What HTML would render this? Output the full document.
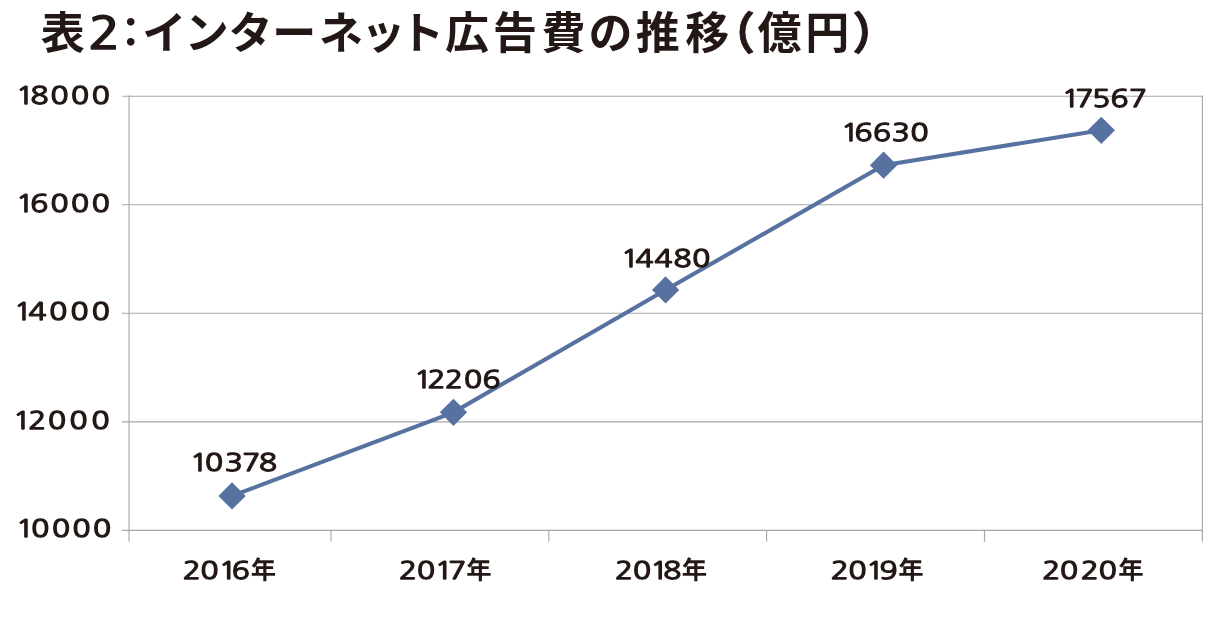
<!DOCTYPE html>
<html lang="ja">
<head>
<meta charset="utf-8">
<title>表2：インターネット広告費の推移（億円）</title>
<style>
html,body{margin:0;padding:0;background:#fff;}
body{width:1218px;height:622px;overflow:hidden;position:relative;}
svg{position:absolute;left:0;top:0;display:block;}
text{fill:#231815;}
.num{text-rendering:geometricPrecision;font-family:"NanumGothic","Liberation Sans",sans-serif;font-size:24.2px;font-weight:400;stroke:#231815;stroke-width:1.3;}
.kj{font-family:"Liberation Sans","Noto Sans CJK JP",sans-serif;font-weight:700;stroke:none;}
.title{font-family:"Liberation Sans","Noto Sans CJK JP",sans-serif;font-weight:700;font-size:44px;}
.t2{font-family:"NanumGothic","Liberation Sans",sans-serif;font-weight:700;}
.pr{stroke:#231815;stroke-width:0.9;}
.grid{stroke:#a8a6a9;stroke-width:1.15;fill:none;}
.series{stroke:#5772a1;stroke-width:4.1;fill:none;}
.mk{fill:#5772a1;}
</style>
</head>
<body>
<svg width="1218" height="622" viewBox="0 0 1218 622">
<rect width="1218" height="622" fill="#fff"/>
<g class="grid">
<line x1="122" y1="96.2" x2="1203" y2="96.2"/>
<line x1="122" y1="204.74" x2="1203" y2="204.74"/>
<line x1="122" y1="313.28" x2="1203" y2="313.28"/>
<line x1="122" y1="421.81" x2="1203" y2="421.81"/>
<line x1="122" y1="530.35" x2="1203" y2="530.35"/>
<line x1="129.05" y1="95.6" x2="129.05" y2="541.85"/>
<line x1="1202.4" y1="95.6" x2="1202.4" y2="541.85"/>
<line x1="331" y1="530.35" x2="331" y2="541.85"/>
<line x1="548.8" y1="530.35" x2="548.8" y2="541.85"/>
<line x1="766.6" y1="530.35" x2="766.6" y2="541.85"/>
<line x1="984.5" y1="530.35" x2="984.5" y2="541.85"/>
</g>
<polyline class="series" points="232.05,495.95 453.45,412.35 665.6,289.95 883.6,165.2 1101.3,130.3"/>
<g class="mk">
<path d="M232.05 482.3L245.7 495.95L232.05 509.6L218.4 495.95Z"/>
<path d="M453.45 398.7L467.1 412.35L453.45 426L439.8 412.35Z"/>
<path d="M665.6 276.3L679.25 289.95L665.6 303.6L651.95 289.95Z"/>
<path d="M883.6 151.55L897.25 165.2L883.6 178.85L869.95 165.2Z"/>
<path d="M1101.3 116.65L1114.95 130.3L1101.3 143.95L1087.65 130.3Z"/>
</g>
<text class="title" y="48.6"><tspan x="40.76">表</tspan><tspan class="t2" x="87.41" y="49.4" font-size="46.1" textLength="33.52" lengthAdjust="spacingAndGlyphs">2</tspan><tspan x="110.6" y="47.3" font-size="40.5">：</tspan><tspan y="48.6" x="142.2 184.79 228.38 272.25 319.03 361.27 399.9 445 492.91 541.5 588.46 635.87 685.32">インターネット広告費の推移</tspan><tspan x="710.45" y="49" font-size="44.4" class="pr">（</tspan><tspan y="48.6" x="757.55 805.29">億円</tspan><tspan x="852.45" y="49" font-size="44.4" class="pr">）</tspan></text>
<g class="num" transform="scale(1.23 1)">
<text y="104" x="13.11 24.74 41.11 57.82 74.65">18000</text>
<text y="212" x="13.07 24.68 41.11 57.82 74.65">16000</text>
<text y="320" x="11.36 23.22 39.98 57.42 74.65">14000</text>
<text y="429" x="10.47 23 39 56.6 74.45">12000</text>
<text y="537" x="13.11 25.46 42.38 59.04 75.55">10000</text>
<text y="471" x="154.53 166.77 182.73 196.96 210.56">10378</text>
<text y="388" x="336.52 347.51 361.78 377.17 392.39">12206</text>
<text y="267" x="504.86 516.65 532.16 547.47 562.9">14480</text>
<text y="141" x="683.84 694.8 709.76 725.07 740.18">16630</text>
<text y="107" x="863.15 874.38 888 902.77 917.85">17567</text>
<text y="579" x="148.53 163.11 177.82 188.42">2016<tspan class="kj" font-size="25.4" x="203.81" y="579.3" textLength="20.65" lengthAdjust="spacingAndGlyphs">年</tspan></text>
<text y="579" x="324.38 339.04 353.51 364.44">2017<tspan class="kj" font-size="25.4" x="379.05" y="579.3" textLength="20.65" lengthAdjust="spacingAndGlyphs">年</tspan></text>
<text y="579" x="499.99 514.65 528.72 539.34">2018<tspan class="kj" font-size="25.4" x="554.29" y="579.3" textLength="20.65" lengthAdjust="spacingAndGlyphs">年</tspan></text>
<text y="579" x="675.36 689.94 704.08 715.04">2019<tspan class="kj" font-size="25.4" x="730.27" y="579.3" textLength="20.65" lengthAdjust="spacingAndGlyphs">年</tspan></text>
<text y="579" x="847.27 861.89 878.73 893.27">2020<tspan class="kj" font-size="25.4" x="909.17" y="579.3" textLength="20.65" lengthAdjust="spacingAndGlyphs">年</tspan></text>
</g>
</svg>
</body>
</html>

#####

§ **Required work**: Go through the listing above and write it out again exactly, dropping the pictures.

§ **Solution to the exercise**:
What HTML would render this? Output the full document.
<!DOCTYPE html>
<html lang="ja">
<head>
<meta charset="utf-8">
<title>表2：インターネット広告費の推移（億円）</title>
<style>
html,body{margin:0;padding:0;background:#fff;}
body{width:1218px;height:622px;overflow:hidden;position:relative;}
svg{position:absolute;left:0;top:0;display:block;}
text{fill:#231815;}
.num{text-rendering:geometricPrecision;font-family:"NanumGothic","Liberation Sans",sans-serif;font-size:24.2px;font-weight:400;stroke:#231815;stroke-width:1.3;}
.kj{font-family:"Liberation Sans","Noto Sans CJK JP",sans-serif;font-weight:700;stroke:none;}
.title{font-family:"Liberation Sans","Noto Sans CJK JP",sans-serif;font-weight:700;font-size:44px;}
.t2{font-family:"NanumGothic","Liberation Sans",sans-serif;font-weight:700;}
.pr{stroke:#231815;stroke-width:0.9;}
.grid{stroke:#a8a6a9;stroke-width:1.15;fill:none;}
.series{stroke:#5772a1;stroke-width:4.1;fill:none;}
.mk{fill:#5772a1;}
</style>
</head>
<body>
<svg width="1218" height="622" viewBox="0 0 1218 622">
<rect width="1218" height="622" fill="#fff"/>
<g class="grid">
<line x1="122" y1="96.2" x2="1203" y2="96.2"/>
<line x1="122" y1="204.74" x2="1203" y2="204.74"/>
<line x1="122" y1="313.28" x2="1203" y2="313.28"/>
<line x1="122" y1="421.81" x2="1203" y2="421.81"/>
<line x1="122" y1="530.35" x2="1203" y2="530.35"/>
<line x1="129.05" y1="95.6" x2="129.05" y2="541.85"/>
<line x1="1202.4" y1="95.6" x2="1202.4" y2="541.85"/>
<line x1="331" y1="530.35" x2="331" y2="541.85"/>
<line x1="548.8" y1="530.35" x2="548.8" y2="541.85"/>
<line x1="766.6" y1="530.35" x2="766.6" y2="541.85"/>
<line x1="984.5" y1="530.35" x2="984.5" y2="541.85"/>
</g>
<polyline class="series" points="232.05,495.95 453.45,412.35 665.6,289.95 883.6,165.2 1101.3,130.3"/>
<g class="mk">
<path d="M232.05 482.3L245.7 495.95L232.05 509.6L218.4 495.95Z"/>
<path d="M453.45 398.7L467.1 412.35L453.45 426L439.8 412.35Z"/>
<path d="M665.6 276.3L679.25 289.95L665.6 303.6L651.95 289.95Z"/>
<path d="M883.6 151.55L897.25 165.2L883.6 178.85L869.95 165.2Z"/>
<path d="M1101.3 116.65L1114.95 130.3L1101.3 143.95L1087.65 130.3Z"/>
</g>
<text class="title" y="48.6"><tspan x="40.76">表</tspan><tspan class="t2" x="87.41" y="49.4" font-size="46.1" textLength="33.52" lengthAdjust="spacingAndGlyphs">2</tspan><tspan x="110.6" y="47.3" font-size="40.5">：</tspan><tspan y="48.6" x="142.2 184.79 228.38 272.25 319.03 361.27 399.9 445 492.91 541.5 588.46 635.87 685.32">インターネット広告費の推移</tspan><tspan x="710.45" y="49" font-size="44.4" class="pr">（</tspan><tspan y="48.6" x="757.55 805.29">億円</tspan><tspan x="852.45" y="49" font-size="44.4" class="pr">）</tspan></text>
<g class="num" transform="scale(1.23 1)">
<text y="104" x="13.11 24.74 41.11 57.82 74.65">18000</text>
<text y="212" x="13.07 24.68 41.11 57.82 74.65">16000</text>
<text y="320" x="11.36 23.22 39.98 57.42 74.65">14000</text>
<text y="429" x="10.47 23 39 56.6 74.45">12000</text>
<text y="537" x="13.11 25.46 42.38 59.04 75.55">10000</text>
<text y="471" x="154.53 166.77 182.73 196.96 210.56">10378</text>
<text y="388" x="336.52 347.51 361.78 377.17 392.39">12206</text>
<text y="267" x="504.86 516.65 532.16 547.47 562.9">14480</text>
<text y="141" x="683.84 694.8 709.76 725.07 740.18">16630</text>
<text y="107" x="863.15 874.38 888 902.77 917.85">17567</text>
<text y="579" x="148.53 163.11 177.82 188.42">2016<tspan class="kj" font-size="25.4" x="203.81" y="579.3" textLength="20.65" lengthAdjust="spacingAndGlyphs">年</tspan></text>
<text y="579" x="324.38 339.04 353.51 364.44">2017<tspan class="kj" font-size="25.4" x="379.05" y="579.3" textLength="20.65" lengthAdjust="spacingAndGlyphs">年</tspan></text>
<text y="579" x="499.99 514.65 528.72 539.34">2018<tspan class="kj" font-size="25.4" x="554.29" y="579.3" textLength="20.65" lengthAdjust="spacingAndGlyphs">年</tspan></text>
<text y="579" x="675.36 689.94 704.08 715.04">2019<tspan class="kj" font-size="25.4" x="730.27" y="579.3" textLength="20.65" lengthAdjust="spacingAndGlyphs">年</tspan></text>
<text y="579" x="847.27 861.89 878.73 893.27">2020<tspan class="kj" font-size="25.4" x="909.17" y="579.3" textLength="20.65" lengthAdjust="spacingAndGlyphs">年</tspan></text>
</g>
</svg>
</body>
</html>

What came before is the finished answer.